Посетив Мюнхен и Нюрнберг, Рисаль и Виола отправляются в Швейцарию — Базель, Берн, Лозанна и Женева лежат на их пути. В Женеве, совершив прогулку по озеру, друзья расстаются: Максимо Виола едет в Испанию, а Рисаль — в Италию. Осмотрев Венецию, он прибывает в Вечный город. «Я дышу тем же воздухом, — пишет он Блюментритту, — которым дышали римские герои. Я почтительно приветствую каждую статую, и мне, бедному жителю маленьких островов, кажется, что я нахожусь в святая святых. Мои любимые места — Колизей и Форум. Там я сидел часами, пытаясь вызвать их к жизни…» Этому занятию — оживлению теней прошлого среди римских развалин — предавались лучшие умы Европы начиная с эпохи Возрождения.

Из Рима Рисаль поездом отправляется в Марсель и там 3 июля 1887 года садится на пароход — тот самый, который за пять лет до того доставил его в Европу. Но пассажир уже другой — не всему удивляющийся индио, а человек, впитавший в себя достижения европейской культуры и говорящий чуть ли не со всеми попутчиками на их языках, беседующий о Шекспире, Гете и Гюго.

Что же усвоил он в Европе, что произошло в его душе за годы жизни на чужбине? Прежде всего он приобщился к европейской науке, обрел уверенность в себе. В последней четверти XIX века их было много в Европе — уверенных в себе людей, которые твердо знали, куда идет мир, и спокойно взирали на него из-под котелков. Наследники просветителей, прошедшие через позитивизм, они были уверены: все определяет прогресс, они — его слуги, они движут мир вперед, их ничто не остановит. Прогресс для них означает усиление и укрепление рационального начала, торжество науки и разума. Они ощущают свою причастность к величественному поступательному движению. Ощущает ее и Рисаль. В этом проявляются особенности «переживания истории» Рисалем.
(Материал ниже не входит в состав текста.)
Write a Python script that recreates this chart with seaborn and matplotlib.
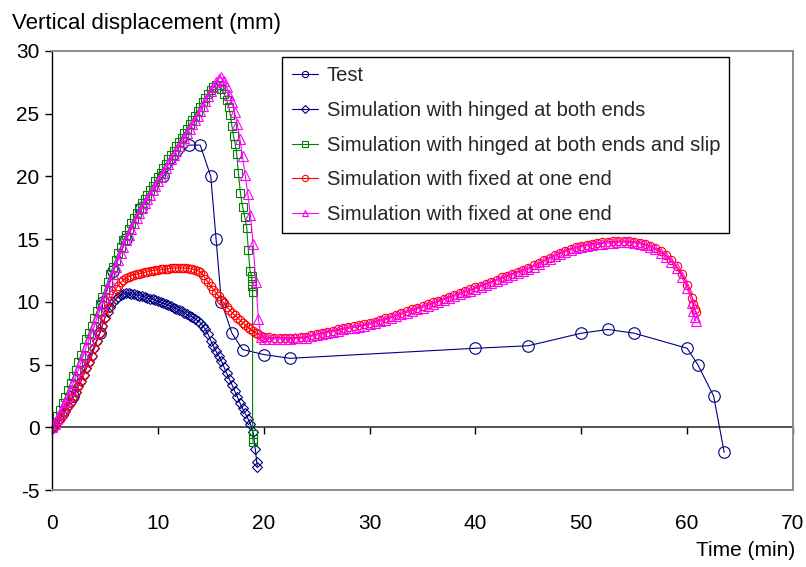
import matplotlib
matplotlib.use("Agg")
import matplotlib.pyplot as plt
import pandas as pd
import seaborn as sns

# ---------------- data ----------------
TEST_T = [0, 2, 4.5, 4.8, 5.8, 7, 8.4, 10.5, 12.9, 14, 15, 15.5, 16, 17, 18, 20, 22.5,
          40, 45, 50, 52.5, 55, 60, 61, 62.5, 63.5]
TEST_Y = [0, 2.5, 7.5, 10, 12.5, 15, 17.5, 20, 22.5, 22.5, 20, 15, 10, 7.5, 6.2, 5.8, 5.5,
          6.3, 6.5, 7.5, 7.8, 7.5, 6.3, 5.0, 2.5, -2.0]

T_EARLY = [0, 0.25, 0.5, 0.75, 1, 1.25, 1.5, 1.75, 2, 2.25, 2.5, 2.75, 3, 3.25, 3.5, 3.75,
           4, 4.25, 4.5, 4.75, 5, 5.25, 5.5, 5.75, 6, 6.25, 6.5, 6.75, 7, 7.25, 7.5, 7.75,
           8, 8.25, 8.5, 8.75, 9, 9.25, 9.5, 9.75, 10, 10.25, 10.5, 10.75, 11, 11.25, 11.5,
           11.75, 12, 12.25, 12.5, 12.75, 13, 13.25, 13.5, 13.75, 14, 14.25, 14.5, 14.75,
           15, 15.25, 15.5, 15.75, 16, 16.25, 16.5, 16.75, 17, 17.25, 17.5, 17.75, 18,
           18.25, 18.5, 18.75, 19, 19.25, 19.5, 19.75, 20]
T_LATE = [20.5, 21, 21.5, 22, 22.5, 23, 23.5, 24, 24.5, 25, 25.5, 26, 26.5, 27, 27.5, 28,
          28.5, 29, 29.5, 30, 30.5, 31, 31.5, 32, 32.5, 33, 33.5, 34, 34.5, 35, 35.5, 36,
          36.5, 37, 37.5, 38, 38.5, 39, 39.5, 40, 40.5, 41, 41.5, 42, 42.5, 43, 43.5, 44,
          44.5, 45, 45.5, 46, 46.5, 47, 47.5, 48, 48.5, 49, 49.5, 50, 50.5, 51, 51.5, 52,
          52.5, 53, 53.5, 54, 54.5, 55, 55.5, 56, 56.5, 57, 57.5, 58, 58.5, 59, 59.5, 60,
          60.5]
T_END = [60.6, 60.7, 60.8]

# Simulation with hinged at both ends (navy diamonds)
HINGED_T = T_EARLY[:77] + [19.2, 19.35, 19.4]
HINGED_Y = [0, 0.2, 0.45, 0.7, 1.0, 1.3, 1.7, 2.0, 2.4, 2.8,
            3.3, 3.7, 4.2, 4.7, 5.2, 5.7, 6.3, 6.9, 7.5, 8.1,
            8.7, 9.2, 9.6, 9.95, 10.2, 10.4, 10.55, 10.65, 10.7, 10.68,
            10.65, 10.6, 10.55, 10.5, 10.45, 10.4, 10.3, 10.25, 10.2, 10.12,
            10.05, 9.98, 9.9, 9.82, 9.75, 9.65, 9.55, 9.45, 9.35, 9.25,
            9.15, 9.0, 8.9, 8.8, 8.65, 8.5, 8.35, 8.1, 7.8, 7.4,
            6.9, 6.45, 6.05, 5.7, 5.3, 4.8, 4.3, 3.85, 3.4, 2.9,
            2.45, 1.95, 1.5, 1.1, 0.7, 0.25, -0.4,
            -1.7, -2.8, -3.2]

# Simulation with hinged at both ends and slip (green squares)
SLIP_T = T_EARLY[:63] + [15.75, 16.0, 16.25, 16.5, 16.7, 16.85, 17.0, 17.15, 17.3, 17.45,
                         17.6, 17.8, 18.0, 18.2, 18.4, 18.55, 18.7, 18.85, 18.9, 18.93,
                         18.95, 18.95, 18.97, 18.98]
SLIP_Y = [0, 0.4, 0.9, 1.4, 1.9, 2.4, 2.95, 3.5, 4.05, 4.6,
          5.2, 5.8, 6.4, 7.0, 7.55, 8.1, 8.7, 9.25, 9.85, 10.4,
          11.0, 11.6, 12.2, 12.8, 13.35, 13.9, 14.4, 14.9, 15.35, 15.8,
          16.25, 16.7, 17.1, 17.5, 17.85, 18.2, 18.55, 18.9, 19.25, 19.6,
          19.95, 20.3, 20.65, 21.0, 21.35, 21.7, 22.05, 22.4, 22.75, 23.1,
          23.45, 23.8, 24.15, 24.5, 24.85, 25.2, 25.55, 25.9, 26.25, 26.6,
          26.9, 27.15, 27.3,
          27.25, 27.0, 26.6, 26.1, 25.5, 24.9, 24.0, 23.2, 22.6, 21.8,
          20.3, 18.7, 17.6, 16.8, 15.9, 14.1, 12.5, 12.1, 11.7, 11.3,
          10.8, -0.5, -0.9, -1.2]

# Simulation with fixed at one end (red circles)
FIXED1_T = T_EARLY + T_LATE + T_END
FIXED1_Y = [0, 0.2, 0.45, 0.7, 1.0, 1.3, 1.7, 2.0, 2.4, 2.8,
            3.3, 3.7, 4.2, 4.7, 5.2, 5.7, 6.3, 6.9, 7.5, 8.1,
            8.8, 9.5, 10.1, 10.6, 11.0, 11.3, 11.55, 11.75, 11.9, 12.0,
            12.1, 12.15, 12.2, 12.25, 12.3, 12.35, 12.4, 12.45, 12.5, 12.52,
            12.55, 12.58, 12.6, 12.62, 12.65, 12.67, 12.7, 12.7, 12.7, 12.7,
            12.7, 12.68, 12.65, 12.6, 12.55, 12.48, 12.4, 12.15, 11.85, 11.55,
            11.25, 10.98, 10.72, 10.45, 10.15, 9.88, 9.62, 9.38, 9.15, 8.95,
            8.75, 8.55, 8.35, 8.15, 7.97, 7.8, 7.65, 7.52, 7.4, 7.3,
            7.22,
            7.18, 7.15, 7.14, 7.13, 7.13, 7.15, 7.18, 7.23, 7.33, 7.43,
            7.53, 7.63, 7.71, 7.8, 7.9, 7.98, 8.05, 8.13, 8.2, 8.3,
            8.43, 8.55, 8.68, 8.8, 8.95, 9.1, 9.25, 9.4, 9.53, 9.65,
            9.8, 9.95, 10.1, 10.25, 10.4, 10.55, 10.7, 10.85, 11.0, 11.15,
            11.3, 11.45, 11.6, 11.78, 11.95, 12.1, 12.25, 12.4, 12.55, 12.7,
            12.9, 13.1, 13.32, 13.53, 13.73, 13.92, 14.08, 14.23, 14.37, 14.48,
            14.57, 14.64, 14.7, 14.75, 14.8, 14.83, 14.85, 14.85, 14.84, 14.8,
            14.73, 14.63, 14.48, 14.28, 14.03, 13.72, 13.33, 12.85, 12.2, 11.35,
            10.3,
            9.8, 9.4, 9.2]

# Simulation with fixed at one end (magenta triangles)
FIXED2_T = T_EARLY + T_LATE + T_END
FIXED2_Y = [0, 0.3, 0.7, 1.1, 1.6, 2.05, 2.5, 3.0, 3.5, 4.05,
            4.6, 5.2, 5.8, 6.4, 7.0, 7.55, 8.1, 8.7, 9.25, 9.85,
            10.4, 11.0, 11.6, 12.2, 12.8, 13.35, 13.9, 14.4, 14.9, 15.35,
            15.8, 16.25, 16.7, 17.1, 17.5, 17.85, 18.2, 18.55, 18.9, 19.25,
            19.6, 19.95, 20.3, 20.65, 21.0, 21.35, 21.7, 22.05, 22.4, 22.75,
            23.1, 23.45, 23.8, 24.15, 24.5, 24.85, 25.2, 25.6, 26.0, 26.4,
            26.8, 27.15, 27.5, 27.8, 27.9, 27.6, 27.1, 26.5, 25.9, 25.1,
            24.2, 23.0, 21.6, 20.1, 18.6, 16.9, 14.6, 11.6, 8.6, 7.2,
            7.05,
            7.05, 7.05, 7.05, 7.05, 7.05, 7.08, 7.1, 7.15, 7.25, 7.35,
            7.45, 7.55, 7.62, 7.7, 7.8, 7.88, 7.95, 8.03, 8.1, 8.2,
            8.33, 8.45, 8.58, 8.7, 8.85, 9.0, 9.15, 9.3, 9.43, 9.55,
            9.7, 9.85, 10.0, 10.15, 10.3, 10.45, 10.6, 10.75, 10.9, 11.05,
            11.2, 11.35, 11.5, 11.68, 11.85, 12.0, 12.15, 12.3, 12.45, 12.6,
            12.8, 13.0, 13.22, 13.43, 13.63, 13.82, 13.98, 14.13, 14.27, 14.38,
            14.47, 14.54, 14.6, 14.65, 14.7, 14.73, 14.75, 14.75, 14.74, 14.7,
            14.63, 14.53, 14.38, 14.18, 13.92, 13.6, 13.2, 12.7, 12.0, 11.1,
            9.9,
            9.3, 8.8, 8.5]

LABELS = ["Test",
          "Simulation with hinged at both ends",
          "Simulation with hinged at both ends and slip",
          "Simulation with fixed at one end",
          "Simulation with fixed at one end"]
X_TICKS = [0, 10, 20, 30, 40, 50, 60, 70]
Y_TICKS = [-5, 0, 5, 10, 15, 20, 25, 30]

# ---------------- style ----------------
sns.set_theme(style="ticks")
plt.rcParams["font.family"] = ["Liberation Sans", "DejaVu Sans"]
plt.rcParams["axes.unicode_minus"] = False

W, H = 806, 567
fig = plt.figure(figsize=(W / 100, H / 100), dpi=100)
L, R, T, B = 52, 793, 51, 490
ax = fig.add_axes([L / W, 1 - B / H, (R - L) / W, (B - T) / H])

series = [
    (TEST_T, TEST_Y, "#000080", "o", 8.3),
    (HINGED_T, HINGED_Y, "#000080", "D", 4.6),
    (SLIP_T, SLIP_Y, "#008000", "s", 5.2),
    (FIXED1_T, FIXED1_Y, "#FF0000", "o", 6.0),
    (FIXED2_T, FIXED2_Y, "#FF00FF", "^", 6.6),
]
for (t, y, col, mk, ms), lab in zip(series, LABELS):
    df = pd.DataFrame({"time": t, "disp": y})
    sns.lineplot(data=df, x="time", y="disp", ax=ax, sort=False, estimator=None,
                 color=col, linewidth=0.8, marker=mk, markersize=ms,
                 markerfacecolor="none", markeredgecolor=col, markeredgewidth=0.8,
                 label=lab, legend=False)

ax.set_xlim(0, 70)
ax.set_ylim(-5, 30)
ax.set_xticks(X_TICKS)
ax.set_yticks(Y_TICKS)
ax.set_xlabel("")
ax.set_ylabel("")
ax.grid(False)

for s in ["top", "right", "bottom"]:
    ax.spines[s].set_color("#8c8c8c")
    ax.spines[s].set_linewidth(1.4)
ax.spines["left"].set_color("black")
ax.spines["left"].set_linewidth(1.0)

ax.tick_params(axis="x", length=0, pad=17, labelsize=15, colors="black")
ax.tick_params(axis="y", length=5, width=1, direction="out", pad=4, labelsize=15,
               colors="black")

# x axis crossing at y = 0 (ticks only)
sec = ax.secondary_xaxis(5 / 35)
sec.set_xticks(X_TICKS)
sec.tick_params(axis="x", direction="out", length=5, width=1, color="black",
                labelbottom=False)
sec.spines["bottom"].set_color("#333333")
sec.spines["bottom"].set_linewidth(1.2)

leg = ax.legend(loc="upper left", bbox_to_anchor=(0.311, 0.986), borderaxespad=0,
                frameon=True, fancybox=False, framealpha=1, edgecolor="black",
                fontsize=14.5, handlelength=1.33, handletextpad=0.42,
                borderpad=0.45, labelspacing=0.78)
leg.get_frame().set_linewidth(1.0)
for h in leg.legend_handles:
    h.set_markersize(4.5)

fig.text(12 / W, 1 - 24 / H, "Vertical displacement (mm)", fontsize=16,
         ha="left", va="center", color="black")
fig.text(795 / W, 1 - 551 / H, "Time (min)", fontsize=15, ha="right",
         va="center", color="black")

fig.savefig("out.png", dpi=100)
Сложилось оно под влиянием Иоганна Гердера — Рисаль тщательно изучал его труды и имел в личной библиотеке полное собрание его сочинений. Он явственно осознает гармонию между своими устремлениями и направлением исторического развития. Оно, естественно, понимается идеалистически — как неотвратимое торжество разума и гармонии. Кажется, что еще немного — и наступит их окончательный триумф. Рисаль считает, что своей деятельностью он способствует этому триумфу, и чувствует глубочайшую уверенность в своей правоте.